Show every line containing "size" by copying it.

# Supplied data:
□ □ □
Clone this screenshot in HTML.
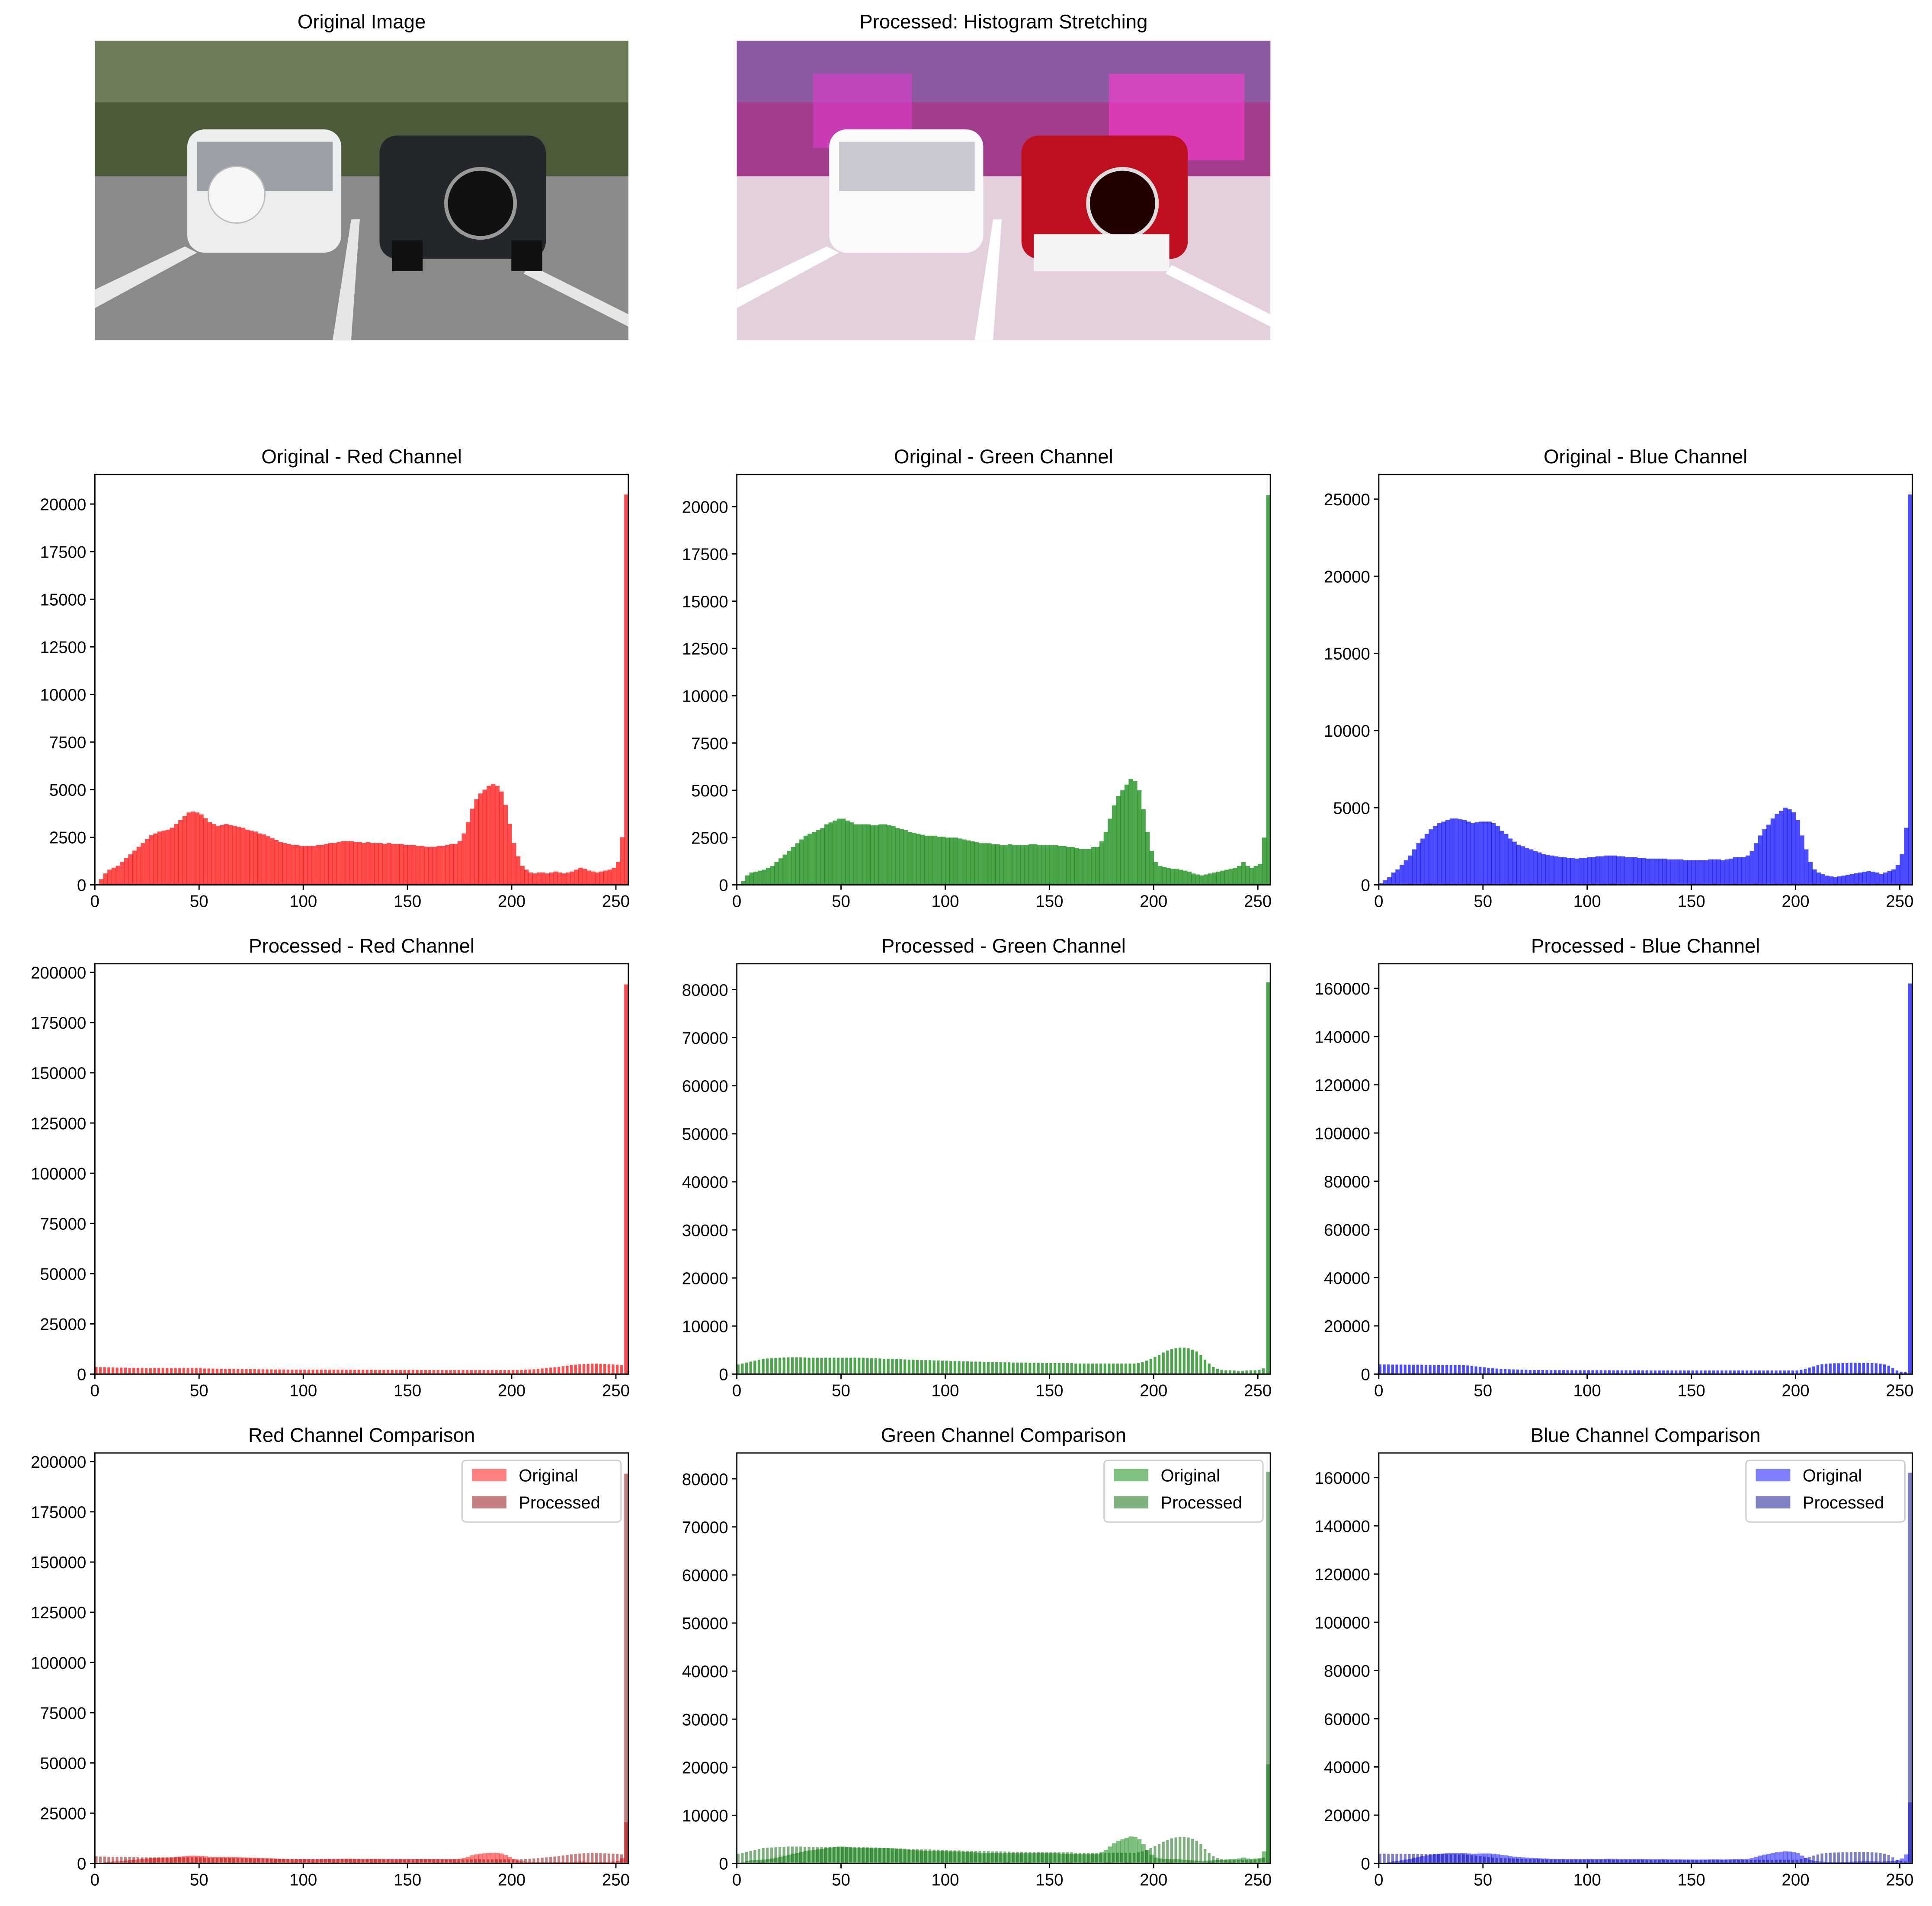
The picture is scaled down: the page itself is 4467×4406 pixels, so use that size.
<!DOCTYPE html>
<html><head><meta charset="utf-8"><style>
html,body{margin:0;padding:0;background:#fff;}
svg{display:block;font-family:"Liberation Sans","DejaVu Sans",sans-serif;}
</style></head><body>
<svg id="fig" width="4467" height="4406" viewBox="0 0 1568 1546.6" preserveAspectRatio="none" xmlns="http://www.w3.org/2000/svg">
<rect width="1568" height="1547" fill="#fff"/>
<g>
<text x="293.5" y="23" font-size="16" text-anchor="middle">Original Image</text>
<rect x="77" y="33" width="433" height="243" fill="#8a8a88"/>
<rect x="77" y="33" width="433" height="110" fill="#4c5a3a"/>
<rect x="77" y="33" width="433" height="50" fill="#6f7d5a"/>
<polygon points="77,235 150,200 160,205 77,250" fill="#e8e8e6"/>
<polygon points="270,276 285,178 292,178 285,276" fill="#e6e6e4"/>
<polygon points="430,215 510,255 510,265 425,222" fill="#e6e6e4"/>
<rect x="152" y="105" width="125" height="100" rx="14" fill="#ecedee"/>
<rect x="160" y="115" width="110" height="40" fill="#9aa0a6"/>
<circle cx="192" cy="158" r="23" fill="#f6f6f6" stroke="#bbb"/>
<rect x="308" y="110" width="135" height="100" rx="14" fill="#23272b"/>
<circle cx="390" cy="165" r="28" fill="#111" stroke="#999" stroke-width="3"/>
<rect x="318" y="195" width="25" height="25" fill="#111"/>
<rect x="415" y="195" width="25" height="25" fill="#111"/>
</g>
<g>
<text x="814.5" y="23" font-size="16" text-anchor="middle">Processed: Histogram Stretching</text>
<rect x="598" y="33" width="433" height="243" fill="#e3d0dc"/>
<rect x="598" y="33" width="433" height="110" fill="#a23c8c"/>
<rect x="598" y="33" width="433" height="50" fill="#8c5aa0"/>
<rect x="660" y="60" width="80" height="60" fill="#e23ad0" opacity="0.6"/>
<rect x="900" y="60" width="110" height="70" fill="#ff3ad0" opacity="0.6"/>
<polygon points="598,235 671,200 681,205 598,250" fill="#ffffff"/>
<polygon points="791,276 806,178 813,178 806,276" fill="#ffffff"/>
<polygon points="951,215 1031,255 1031,265 946,222" fill="#ffffff"/>
<rect x="673" y="105" width="125" height="100" rx="14" fill="#fafafa"/>
<rect x="681" y="115" width="110" height="40" fill="#c8c8d0"/>
<rect x="829" y="110" width="135" height="100" rx="14" fill="#c01020"/>
<circle cx="911" cy="165" r="28" fill="#200" stroke="#ddd" stroke-width="3"/>
<rect x="839" y="190" width="110" height="30" fill="#f4f4f4"/>
</g>
<g id="charts"></g>
</svg>
<script>
const origRed=[50,300,600,800,900,1000,1200,1400,1600,1800,2000,2200,2400,2600,2700,2800,2850,2900,3000,3200,3400,3600,3800,3850,3800,3700,3500,3300,3200,3100,3150,3200,3150,3100,3050,3000,2900,2850,2800,2700,2650,2550,2450,2350,2250,2200,2150,2100,2100,2050,2050,2050,2050,2100,2100,2150,2200,2200,2250,2300,2300,2300,2250,2250,2200,2250,2200,2200,2200,2150,2200,2150,2150,2150,2100,2100,2100,2050,2050,2000,2000,2000,2050,2050,2100,2150,2150,2300,2700,3300,4000,4500,4800,5000,5200,5300,5200,4900,4200,3200,2200,1500,1000,800,650,600,650,650,600,650,700,650,600,650,700,800,900,850,750,700,650,700,750,800,900,1200,2500,20500];
const origGreen=[50,200,500,650,700,750,800,900,1000,1200,1400,1600,1800,2000,2200,2400,2600,2700,2800,2900,3000,3200,3300,3400,3500,3500,3400,3300,3200,3200,3200,3200,3150,3150,3200,3200,3150,3100,3000,2950,2900,2800,2750,2700,2650,2600,2600,2600,2550,2550,2500,2500,2500,2450,2400,2350,2300,2250,2200,2200,2200,2150,2150,2100,2100,2150,2100,2100,2100,2100,2150,2150,2100,2100,2100,2100,2100,2050,2050,2000,2000,1950,1900,1900,1900,2000,2000,2300,2800,3500,4200,4700,5000,5300,5600,5500,5000,4000,2800,1800,1200,1000,950,900,850,850,800,750,700,600,550,500,550,600,650,700,750,800,850,900,1000,1200,1000,900,1000,1100,2500,20600];
const origBlue=[100,300,500,800,1000,1300,1600,1900,2300,2700,3000,3300,3600,3800,4000,4100,4200,4300,4300,4250,4200,4100,4000,4050,4100,4100,4100,4000,3800,3500,3300,3000,2800,2600,2500,2400,2300,2200,2100,2000,1950,1900,1850,1800,1800,1750,1750,1700,1750,1750,1800,1800,1850,1850,1900,1900,1900,1850,1850,1800,1800,1800,1750,1750,1700,1700,1700,1700,1700,1650,1650,1650,1650,1600,1600,1600,1600,1600,1600,1650,1650,1650,1600,1650,1700,1800,1800,1800,1900,2200,2700,3200,3600,3900,4300,4600,4800,5000,4900,4700,4200,3200,2300,1500,1000,800,700,600,550,500,550,600,650,700,750,800,850,900,850,800,700,800,900,1000,1300,2000,3700,25300];
const procRed=[3500,3400,3400,3300,3300,3200,3200,3200,3100,3100,3100,3000,3000,3000,3000,3000,3000,3000,3000,3000,3000,3000,3000,3000,3000,3000,2800,2800,2750,2700,2700,2650,2600,2600,2550,2500,2500,2450,2450,2400,2400,2350,2350,2300,2300,2300,2250,2250,2250,2200,2200,2200,2200,2200,2200,2200,2200,2200,2200,2200,2200,2200,2150,2150,2150,2150,2150,2100,2100,2100,2100,2100,2100,2100,2100,2100,2100,2050,2050,2050,2050,2050,2050,2000,2000,2000,2000,2000,2000,2000,2000,2000,2000,2000,2000,2000,2000,2000,2000,2000,2000,2000,2100,2200,2300,2400,2600,2800,3000,3200,3400,3600,3900,4200,4500,4700,4900,5000,5100,5200,5200,5100,5000,4900,4800,4700,4500,194000];
const procGreen=[2000,2200,2400,2600,2800,3000,3200,3250,3300,3350,3400,3450,3500,3500,3500,3500,3450,3400,3400,3400,3400,3400,3400,3400,3400,3400,3400,3400,3400,3400,3400,3350,3300,3300,3250,3200,3200,3150,3100,3100,3050,3000,3000,2950,2900,2900,2900,2850,2850,2800,2800,2700,2700,2700,2650,2650,2600,2600,2600,2550,2550,2500,2500,2500,2450,2450,2400,2400,2400,2400,2350,2350,2350,2350,2300,2300,2300,2300,2300,2300,2300,2200,2200,2200,2200,2200,2200,2200,2200,2200,2200,2200,2200,2200,2200,2200,2300,2500,2800,3200,3600,4000,4500,4900,5200,5400,5500,5500,5400,5100,4700,4000,3000,2200,1500,1100,900,800,800,750,700,700,750,800,800,900,1200,81500];
const procBlue=[4000,4000,4000,3950,3950,3950,3900,3900,3900,3900,3900,3850,3850,3850,3850,3800,3800,3800,3800,3800,3800,3600,3400,3200,3000,2800,2600,2400,2300,2200,2100,2000,1950,1900,1850,1800,1700,1700,1700,1700,1650,1650,1650,1650,1650,1600,1600,1600,1600,1600,1600,1600,1600,1600,1600,1600,1550,1550,1550,1550,1550,1550,1550,1550,1550,1500,1500,1500,1500,1500,1500,1500,1500,1500,1500,1500,1500,1500,1500,1500,1500,1500,1500,1500,1500,1500,1500,1500,1500,1500,1500,1500,1500,1500,1500,1500,1500,1500,1500,1500,1500,1800,2200,2700,3200,3700,4100,4300,4400,4500,4500,4600,4600,4700,4700,4700,4700,4700,4600,4500,4300,4000,3500,2500,1500,1000,800,162000];
const xTicks=[0,50,100,150,200,250];
const NS="http://www.w3.org/2000/svg";
const G=document.getElementById('charts');
function mk(tag,attrs,parent){const e=document.createElementNS(NS,tag);for(const k in attrs)e.setAttribute(k,attrs[k]);(parent||G).appendChild(e);return e;}
const cols=[77,598,1119], W=433;
const rowsTop=[385,782,1179], H=333;
function axes(c,r,title,ymax,ystep,series,legend){
  const x0=cols[c], y0=rowsTop[r], g=mk('g',{});
  
  
  const sx=v=>x0+v/256*W, sy=v=>y0+H-v/ymax*H;
  series.forEach(s=>{
    const sg=mk('g',{fill:s.color,'fill-opacity':s.alpha},g);
    
    
    s.data.forEach((v,i)=>{
      const bw=s.comb&&i<127?1.3:2;
      const b=mk('rect',{x:sx(i*2),y:sy(v),width:sx(i*2+bw)-sx(i*2)+(s.comb?0:0.3),height:Math.max(0,y0+H-sy(v))},sg);
      
      
    });
  });
  const fr=mk('rect',{x:x0,y:y0,width:W,height:H,fill:'none',stroke:'#000','stroke-width':1},g);
  
  
  xTicks.forEach(t=>{
    mk('line',{x1:sx(t),x2:sx(t),y1:y0+H,y2:y0+H+4,stroke:'#000'},g);
    const tx=mk('text',{x:sx(t),y:y0+H+18,'font-size':13.5,'text-anchor':'middle'},g);tx.textContent=t;
    
    
  });
  for(let t=0;t<=ymax;t+=ystep){
    mk('line',{x1:x0-4,x2:x0,y1:sy(t),y2:sy(t),stroke:'#000'},g);
    const ty=mk('text',{x:x0-7,y:sy(t)+5,'font-size':13.5,'text-anchor':'end'},g);ty.textContent=t;
    
    
  }
  const tt=mk('text',{x:x0+W/2,y:y0-9,'font-size':16,'text-anchor':'middle'},g);tt.textContent=title;
  
  
  if(legend){
    const lg=mk('g',{},g);
    
    
    const lx=x0+W-135, ly=y0+6;
    mk('rect',{x:lx,y:ly,width:129,height:50,rx:3,fill:'#fff','fill-opacity':0.8,stroke:'#ccc'},lg);
    series.forEach((s,k)=>{
      const e=mk('g',{},lg);
      
      
      mk('rect',{x:lx+8,y:ly+7+k*22,width:28,height:10,fill:s.color,'fill-opacity':s.alpha},e);
      const t=mk('text',{x:lx+46,y:ly+17+k*22,'font-size':14},e);t.textContent=s.label;
    });
  }
}
axes(0,0,'Original - Red Channel',21553,2500,[{name:'red-hist',data:origRed,color:'#ff0000',alpha:0.7}]);
axes(1,0,'Original - Green Channel',21700,2500,[{name:'green-hist',data:origGreen,color:'#008000',alpha:0.7}]);
axes(2,0,'Original - Blue Channel',26597,5000,[{name:'blue-hist',data:origBlue,color:'#0000ff',alpha:0.7}]);
axes(0,1,'Processed - Red Channel',204300,25000,[{name:'red-hist',data:procRed,color:'#ff0000',alpha:0.7,comb:true}]);
axes(1,1,'Processed - Green Channel',85380,10000,[{name:'green-hist',data:procGreen,color:'#008000',alpha:0.7,comb:true}]);
axes(2,1,'Processed - Blue Channel',170220,20000,[{name:'blue-hist',data:procBlue,color:'#0000ff',alpha:0.7,comb:true}]);
axes(0,2,'Red Channel Comparison',204300,25000,[{name:'original-series',label:'Original',data:origRed,color:'#ff0000',alpha:0.5},{name:'processed-series',label:'Processed',data:procRed,color:'#8b0000',alpha:0.5,comb:true}],true);
axes(1,2,'Green Channel Comparison',85380,10000,[{name:'original-series',label:'Original',data:origGreen,color:'#008000',alpha:0.5},{name:'processed-series',label:'Processed',data:procGreen,color:'#006400',alpha:0.5,comb:true}],true);
axes(2,2,'Blue Channel Comparison',170220,20000,[{name:'original-series',label:'Original',data:origBlue,color:'#0000ff',alpha:0.5},{name:'processed-series',label:'Processed',data:procBlue,color:'#00008b',alpha:0.5,comb:true}],true);
</script>
</body></html>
□ □ □
# Answer to the problem:
The picture is scaled down: the page itself is 4467×4406 pixels, so use that size.
<text x="293.5" y="23" font-size="16" text-anchor="middle">Original Image</text>
<text x="814.5" y="23" font-size="16" text-anchor="middle">Processed: Histogram Stretching</text>
    const tx=mk('text',{x:sx(t),y:y0+H+18,'font-size':13.5,'text-anchor':'middle'},g);tx.textContent=t;
    const ty=mk('text',{x:x0-7,y:sy(t)+5,'font-size':13.5,'text-anchor':'end'},g);ty.textContent=t;
  const tt=mk('text',{x:x0+W/2,y:y0-9,'font-size':16,'text-anchor':'middle'},g);tt.textContent=title;
      const t=mk('text',{x:lx+46,y:ly+17+k*22,'font-size':14},e);t.textContent=s.label;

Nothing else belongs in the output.